Geometrically, for any point $(a,a^2)$ above the asymptotes, there is only one tangent line that can be drawn to either branch of the hyperbola, which can also be seen from that $a^2=ma \pm \sqrt{m^2-4}$ has only one root $m$ for each branch for $|a| >2$.
Thus, the options are $a\in(-\infty,-2)$ and $a\in (2,\infty)$.
You’ve drawn the wrong conclusion from the last inequality. The square of any real number is nonnegative, so for any $a\ne\pm\sqrt2$, $(a^2-2)^2\gt0$.

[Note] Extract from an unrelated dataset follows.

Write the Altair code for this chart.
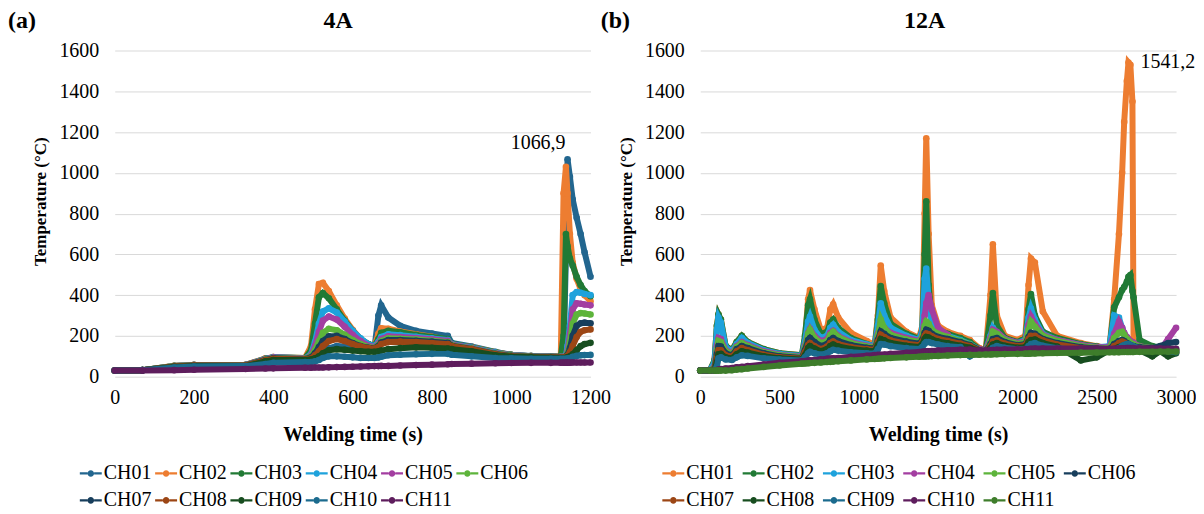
import altair as alt
import pandas as pd

CHANNELS = ["CH01", "CH02", "CH03", "CH04", "CH05", "CH06",
            "CH07", "CH08", "CH09", "CH10", "CH11"]

# ---------------- Panel (a) 4A ----------------
A_T = [0, 70, 150, 200, 330, 380, 400, 480, 495, 505,
       515, 525, 540, 560, 580, 600, 620, 640, 655, 665,
       672, 690, 720, 760, 800, 840, 850, 900, 960, 1000,
       1050, 1100, 1125, 1132, 1138, 1142, 1148, 1155, 1165, 1175,
       1185, 1200]
A_CH01 = [30, 32, 50, 54, 55, 80, 86, 84, 88, 95, 105, 120, 140, 150, 148, 143, 138, 135, 140, 300,
          350, 290, 250, 225, 212, 200, 165, 148, 122, 108, 102, 100, 99, 100, 600, 1066.9, 980, 870, 780, 700,
          610, 490]
A_CH02 = [30, 32, 54, 58, 58, 90, 96, 92, 150, 330, 455, 460, 420, 350, 285, 230, 185, 158, 150, 210,
          238, 235, 222, 208, 196, 180, 160, 145, 120, 107, 101, 99, 100, 900, 1030, 900, 700, 560, 480, 430,
          400, 370]
A_CH03 = [30, 32, 53, 58, 58, 88, 96, 92, 130, 260, 390, 410, 385, 330, 275, 225, 185, 160, 152, 185,
          215, 225, 218, 205, 195, 185, 162, 144, 120, 107, 101, 99, 98, 200, 700, 640, 580, 545, 490, 450,
          420, 395]
A_CH04 = [30, 32, 52, 57, 57, 87, 95, 90, 110, 170, 260, 320, 335, 315, 270, 225, 188, 158, 150, 170,
          195, 208, 204, 196, 188, 180, 160, 142, 118, 106, 100, 98, 97, 98, 105, 150, 250, 400, 415, 412,
          406, 400]
A_CH05 = [30, 32, 52, 57, 57, 86, 94, 90, 105, 150, 220, 275, 295, 280, 245, 205, 175, 152, 146, 162,
          185, 198, 195, 190, 184, 176, 158, 140, 116, 105, 100, 98, 97, 97, 102, 125, 210, 330, 360, 358,
          354, 350]
A_CH06 = [30, 32, 52, 56, 56, 84, 92, 88, 100, 130, 175, 215, 235, 228, 205, 180, 160, 145, 142, 155,
          175, 188, 186, 182, 176, 170, 155, 138, 114, 104, 99, 97, 96, 96, 100, 115, 170, 260, 305, 312,
          310, 305]
A_CH07 = [30, 32, 50, 55, 55, 82, 90, 86, 95, 115, 145, 175, 198, 200, 185, 165, 150, 142, 140, 150,
          168, 180, 180, 176, 172, 166, 152, 136, 112, 102, 98, 96, 95, 95, 98, 108, 140, 200, 250, 262,
          265, 262]
A_CH08 = [30, 32, 50, 55, 55, 80, 88, 85, 90, 105, 125, 150, 175, 185, 175, 160, 148, 140, 138, 145,
          160, 170, 172, 170, 165, 160, 150, 135, 110, 100, 97, 95, 94, 94, 96, 102, 120, 150, 195, 220,
          228, 232]
A_CH09 = [30, 32, 48, 52, 52, 75, 82, 82, 84, 90, 100, 115, 130, 135, 132, 128, 125, 122, 122, 124,
          128, 135, 140, 144, 142, 138, 135, 125, 105, 98, 95, 93, 92, 92, 93, 95, 100, 110, 130, 150,
          160, 166]
A_CH10 = [30, 32, 45, 50, 52, 62, 68, 72, 72, 75, 82, 92, 100, 100, 98, 95, 92, 92, 92, 94,
          98, 105, 108, 110, 112, 112, 108, 100, 92, 90, 88, 88, 88, 88, 88, 89, 92, 97, 102, 105,
          106, 107]
A_CH11 = [30, 30, 32, 34, 38, 40, 41, 44, 44, 45, 45, 45, 46, 47, 48, 49, 50, 51, 52, 52,
          53, 53, 55, 57, 59, 61, 62, 64, 66, 67, 68, 68, 69, 69, 69, 69, 69, 70, 70, 70,
          70, 70]
A_COLORS = ["#22668f", "#ed7d31", "#217a35", "#1ea2dc", "#a33ea1", "#5db43b",
            "#173e5c", "#9c4615", "#174d1f", "#1b6b8e", "#5e1d5d"]
A_PEAK_T = [1142]
A_PEAK_V = [1066.9]
A_PEAK_LABEL = ["1066,9"]

# ---------------- Panel (b) 12A ----------------
B_T = [0, 60, 90, 105, 115, 130, 160, 200, 230, 262,
       300, 400, 500, 640, 660, 680, 692, 720, 760, 800,
       820, 838, 870, 950, 1050, 1100, 1120, 1138, 1160, 1200,
       1300, 1380, 1400, 1415, 1425, 1440, 1460, 1500, 1560, 1640,
       1700, 1760, 1800, 1830, 1845, 1870, 1920, 2000, 2050, 2070,
       2085, 2110, 2160, 2250, 2400, 2500, 2580, 2610, 2640, 2660,
       2673, 2690, 2700, 2712, 2725, 2732, 2770, 2850, 2900, 2950,
       3000]
B_CH01 = [30, 30, 80, 250, 305, 280, 150, 130, 170, 200,
          170, 135, 115, 105, 180, 380, 425, 330, 230, 240,
          330, 355, 290, 215, 175, 155, 300, 545, 420, 290,
          220, 190, 250, 800, 1170, 700, 350, 250, 220, 200,
          180, 140, 130, 400, 650, 300, 200, 180, 200, 450,
          580, 560, 320, 200, 165, 150, 140, 380, 700, 1000,
          1250, 1450, 1541.2, 1530, 1350, 160, 140, 135, 130, 125,
          120]
B_CH02 = [30, 30, 80, 250, 305, 280, 150, 130, 170, 200,
          170, 135, 115, 105, 200, 350, 380, 280, 210, 220,
          265, 280, 240, 190, 160, 150, 280, 445, 360, 260,
          210, 185, 230, 600, 860, 450, 280, 230, 210, 190,
          170, 135, 130, 300, 410, 250, 190, 170, 190, 330,
          405, 300, 220, 190, 160, 148, 140, 340, 390, 425,
          440, 465, 490, 499, 420, 390, 180, 150, 145, 140,
          135]
B_CH03 = [30, 30, 70, 230, 290, 265, 145, 125, 160, 190,
          165, 130, 112, 102, 170, 270, 295, 230, 190, 200,
          240, 255, 220, 180, 158, 150, 250, 360, 300, 240,
          200, 180, 230, 480, 530, 380, 260, 220, 200, 180,
          160, 132, 128, 200, 240, 215, 185, 165, 180, 290,
          335, 280, 210, 180, 155, 145, 150, 300, 290, 240,
          210, 180, 165, 160, 155, 150, 140, 135, 130, 128,
          125]
B_CH04 = [30, 30, 50, 150, 190, 185, 130, 115, 150, 170,
          155, 125, 108, 98, 150, 215, 235, 200, 175, 185,
          215, 225, 200, 170, 152, 145, 210, 265, 240, 215,
          190, 175, 200, 300, 360, 400, 330, 240, 205, 120,
          150, 135, 130, 190, 230, 220, 185, 165, 175, 255,
          295, 260, 205, 180, 155, 145, 145, 210, 270, 240,
          215, 195, 185, 175, 170, 165, 150, 140, 130, 185,
          240]
B_CH05 = [30, 30, 45, 130, 175, 170, 125, 110, 145, 165,
          150, 120, 105, 95, 140, 210, 230, 190, 165, 175,
          205, 220, 195, 165, 148, 142, 200, 280, 240, 205,
          182, 170, 195, 250, 270, 260, 230, 210, 195, 175,
          158, 130, 126, 175, 220, 210, 180, 160, 170, 230,
          270, 245, 200, 175, 150, 142, 140, 190, 215, 220,
          205, 185, 175, 168, 160, 158, 148, 140, 135, 130,
          128]
B_CH06 = [30, 30, 40, 110, 150, 148, 115, 105, 135, 150,
          140, 115, 100, 92, 130, 180, 190, 170, 150, 160,
          180, 190, 175, 155, 142, 138, 180, 222, 210, 190,
          172, 162, 180, 215, 230, 225, 210, 195, 185, 170,
          155, 130, 125, 160, 185, 190, 170, 155, 160, 195,
          215, 210, 185, 165, 145, 138, 135, 160, 175, 180,
          175, 165, 160, 155, 150, 150, 145, 140, 150, 165,
          170]
B_CH07 = [30, 30, 35, 90, 130, 130, 105, 98, 125, 140,
          130, 108, 95, 88, 120, 155, 165, 150, 135, 148,
          165, 173, 160, 145, 135, 132, 170, 206, 195, 178,
          162, 155, 170, 200, 212, 208, 198, 185, 175, 162,
          150, 128, 124, 150, 172, 178, 162, 150, 155, 185,
          200, 200, 178, 158, 140, 135, 132, 150, 165, 172,
          168, 160, 155, 150, 145, 145, 140, 135, 132, 130,
          130]
B_CH08 = [30, 30, 32, 70, 110, 112, 95, 90, 110, 125,
          118, 100, 90, 84, 105, 140, 150, 138, 125, 135,
          150, 158, 148, 136, 128, 125, 155, 185, 178, 165,
          152, 146, 158, 185, 195, 192, 184, 172, 164, 152,
          142, 126, 122, 140, 158, 165, 152, 142, 145, 170,
          180, 182, 165, 148, 80, 95, 130, 135, 145, 150,
          148, 142, 140, 138, 135, 135, 130, 100, 125, 100,
          115]
B_CH09 = [30, 30, 30, 50, 90, 95, 85, 82, 95, 105,
          102, 90, 84, 80, 95, 115, 122, 115, 108, 115,
          125, 132, 128, 120, 115, 114, 135, 160, 158, 150,
          140, 136, 145, 162, 170, 170, 165, 158, 150, 145,
          100, 124, 120, 130, 142, 150, 142, 135, 136, 150,
          160, 165, 152, 140, 130, 128, 126, 130, 140, 150,
          155, 160, 160, 155, 150, 148, 140, 132, 128, 125,
          120]
B_CH10 = [30, 30, 30, 32, 35, 37, 40, 43, 46, 48,
          52, 60, 68, 76, 77, 79, 80, 82, 85, 88,
          89, 90, 92, 97, 103, 106, 107, 108, 109, 112,
          117, 121, 122, 123, 124, 125, 126, 128, 130, 132,
          133, 128, 128, 130, 131, 132, 133, 134, 135, 136,
          137, 138, 138, 138, 138, 138, 137, 137, 138, 139,
          139, 140, 140, 140, 140, 140, 139, 138, 138, 137,
          137]
B_CH11 = [30, 30, 30, 30, 30, 30, 30, 32, 35, 37,
          40, 48, 55, 64, 65, 66, 67, 68, 70, 72,
          73, 74, 76, 80, 85, 87, 88, 89, 90, 92,
          95, 98, 99, 99, 100, 100, 101, 102, 104, 106,
          107, 108, 109, 109, 110, 110, 111, 112, 113, 113,
          114, 114, 115, 116, 118, 119, 120, 120, 120, 121,
          121, 121, 121, 121, 121, 121, 122, 122, 123, 123,
          123]
B_COLORS = ["#ed7d31", "#217a35", "#1ea2dc", "#a33ea1", "#5db43b", "#173e5c",
            "#9c4615", "#174d1f", "#1b6b8e", "#5e1d5d", "#3e7d2b"]
B_PEAK_T = [2700]
B_PEAK_V = [1541.2]
B_PEAK_LABEL = ["1541,2"]

FONT = "Liberation Serif"
LEG_PATH = ("M-1,-0.1L-0.3,-0.1L-0.3,0.1L-1,0.1Z"
            "M0.3,-0.1L1,-0.1L1,0.1L0.3,0.1Z"
            "M-0.3,0A0.3,0.3 0 1,0 0.3,0A0.3,0.3 0 1,0 -0.3,0Z")


def panel(T, series, colors, xmax, xstep, tag, tag_x, title, title_x,
          pk_t, pk_v, pk_label, pk_align, pk_baseline, pk_dx, pk_dy,
          legend_x, legend_pad):
    rows = []
    for ch, vals in zip(CHANNELS, series):
        for t, v in zip(T, vals):
            rows.append({"t": t, "v": v, "ch": ch})
    df = pd.DataFrame(rows)

    xenc = alt.X("t:Q", scale=alt.Scale(domain=[0, xmax], nice=False),
                 axis=alt.Axis(values=list(range(0, xmax + 1, xstep)), format="d",
                               title="Welding time (s)", grid=False, domain=False,
                               ticks=False, labelFlush=False, labelPadding=11,
                               titlePadding=17, titleFontSize=20))
    yenc = alt.Y("v:Q", scale=alt.Scale(domain=[0, 1600], nice=False),
                 axis=alt.Axis(values=list(range(0, 1601, 200)), format="d",
                               title="Temperature (°C)", grid=True, domain=False,
                               ticks=False, labelPadding=16, titlePadding=9,
                               titleFontSize=17, titleY=151))
    cscale = alt.Scale(domain=CHANNELS, range=colors)
    legend = alt.Legend(orient="none", legendX=legend_x, legendY=413, columns=6,
                        direction="horizontal", title=None, symbolType=LEG_PATH,
                        symbolSize=484, symbolStrokeWidth=0, symbolOpacity=1,
                        labelFont=FONT, labelFontSize=20, labelColor="black",
                        labelOffset=2, columnPadding=legend_pad, rowPadding=6)
    layers = []
    for i, ch in enumerate(CHANNELS):
        base = alt.Chart(df).transform_filter(alt.datum.ch == ch)
        ln = base.mark_line(strokeWidth=6).encode(
            x=xenc, y=yenc, color=alt.Color("ch:N", scale=cscale, legend=None))
        pt = base.mark_circle(size=44, opacity=1).encode(
            x=xenc, y=yenc, color=alt.Color("ch:N", scale=cscale, legend=legend))
        if i == 0:
            layers += [pt, ln]
        else:
            layers += [ln, pt]

    ann = alt.Chart(pd.DataFrame({"t": pk_t, "v": pk_v, "label": pk_label})).mark_text(
        font=FONT, fontSize=20, color="black", align=pk_align, baseline=pk_baseline,
        dx=pk_dx, dy=pk_dy).encode(x=xenc, y=yenc, text="label:N")
    tag_m = alt.Chart(pd.DataFrame({"label": [tag]})).mark_text(
        font=FONT, fontSize=24, fontWeight="bold", color="black", align="center",
        baseline="middle").encode(x=alt.value(tag_x), y=alt.value(-30), text="label:N")
    title_m = alt.Chart(pd.DataFrame({"label": [title]})).mark_text(
        font=FONT, fontSize=24, fontWeight="bold", color="black", align="center",
        baseline="middle").encode(x=alt.value(title_x), y=alt.value(-30), text="label:N")
    return alt.layer(*layers, ann, tag_m, title_m).properties(width=477, height=327)


pa = panel(A_T, [A_CH01, A_CH02, A_CH03, A_CH04, A_CH05, A_CH06, A_CH07, A_CH08,
                 A_CH09, A_CH10, A_CH11], A_COLORS, 1200, 200, "(a)", -93, "4A", 224,
           A_PEAK_T, A_PEAK_V, A_PEAK_LABEL, "right", "bottom", -2, -6, -35, 3.5)
pb = panel(B_T, [B_CH01, B_CH02, B_CH03, B_CH04, B_CH05, B_CH06, B_CH07, B_CH08,
                 B_CH09, B_CH10, B_CH11], B_COLORS, 3000, 500, "(b)", -85, "12A", 225,
           B_PEAK_T, B_PEAK_V, B_PEAK_LABEL, "left", "middle", 12, 0, -38, 8.5)

chart = alt.hconcat(pa, pb, spacing=110, bounds="flush").resolve_scale(
    color="independent").resolve_legend(color="independent").configure_view(
    stroke=None).configure_axis(
    labelFont=FONT, labelFontSize=20, labelColor="black",
    titleFont=FONT, titleFontWeight="bold", titleColor="black",
    gridColor="#d9d9d9", gridWidth=1).properties(
    padding={"left": 0, "top": 0, "right": 0, "bottom": 0}, background="white")

chart.save("out.html", embed_options={"renderer": "svg", "actions": False})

The more fundamental problem with your approach to a solution, though, is that you’re looking at the wrong condition. You’re looking for points on the parabola $y=x^2$ though which two tangents can be drawn, but two tangents can be drawn to a hyperbola through any point that lies between its branches except along its asymptotes (and even there, if you consider the asymptotes to be tangents at infinity). The only two points on the parabola that aren’t in between the hyperbola’s branches are its two points of intersection with it, corresponding to $a=\pm\sqrt2$. What you really need to consider instead is where the points of tangency lie. Since this hyperbola’s branches lie on either side of the $y$-axis, this means that the $x$-coordinates of the points of contact should have opposite signs.
The extension of the chord of contact is the polar of $(a,a^2)$, namely $$ax-{a^2y\over4}=1.$$ Find the intersections of this line with the hyperbola and then find the conditions on $a$ for the product (or ratio, whichever gives you a simpler expression to work with) of their $x$-coordinates to be negative. You’ll need to take some care with values of $a$ for which either expression vanishes since by examining the product or ratio you’re effectively using the reciprocal of one or the other of them.